Great Smoky Mountains National Park officials announced today a one-day closure of the Laurel Falls Trail on Tuesday, April 19th for litter clean-up and graffiti removal. Mangers say that the closure will both improve the experience of hikers and reduce the likelihood of bears being attracted to the litter and food waste along the trail.
The Trail closure will only affect the 1.7-mile paved section from the trailhead on Little River Road to Laurel Falls. Not only will trash will be cleaned up from the Trail itself, but personnel will be rigging ropes to safely remove litter that has been discarded over the side of the Trail. A full closure was deemed necessary to provide for the safety of visitors and the workers.
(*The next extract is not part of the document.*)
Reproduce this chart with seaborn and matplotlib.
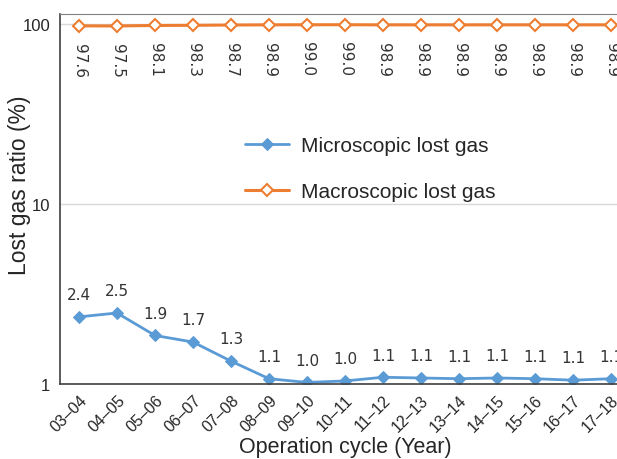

Employees will also be removing graffiti that has been building up over the years. Graffiti including such things as people’s names and the dates they were in the park can be found on rocks and trail markers along the route. Both littering and defacing Park features with graffiti are illegal and Park visitors are advised to refrain from doing either.
The Laurel Falls Trail is highly used due to its low-moderate difficulty rating, its handicapped accessible features, and its accessibility from a main road. Paper and aluminum litter is not the only form of trash that accumulates and causes problems.
“Sometimes visitors do not think of bio-degradable items like apple cores and orange peels as trash, as they would soda cans or food wrappings.” Park Superintendent Dale Ditmanson said, “But these items are powerful attractants to bears and other wildlife that can quickly become dependent on these foods sources, causing them to lose their fear of humans and pose a hazard to future visitors to the area.”
The trail is expected to be closed from 7 a.m. to 5 p.m. It will be open to all visitors for the remainder of the day once the clean-up is complete.
It's 2011 - can you believe people are still littering in a national park...and leaving graffiti for crying out loud!!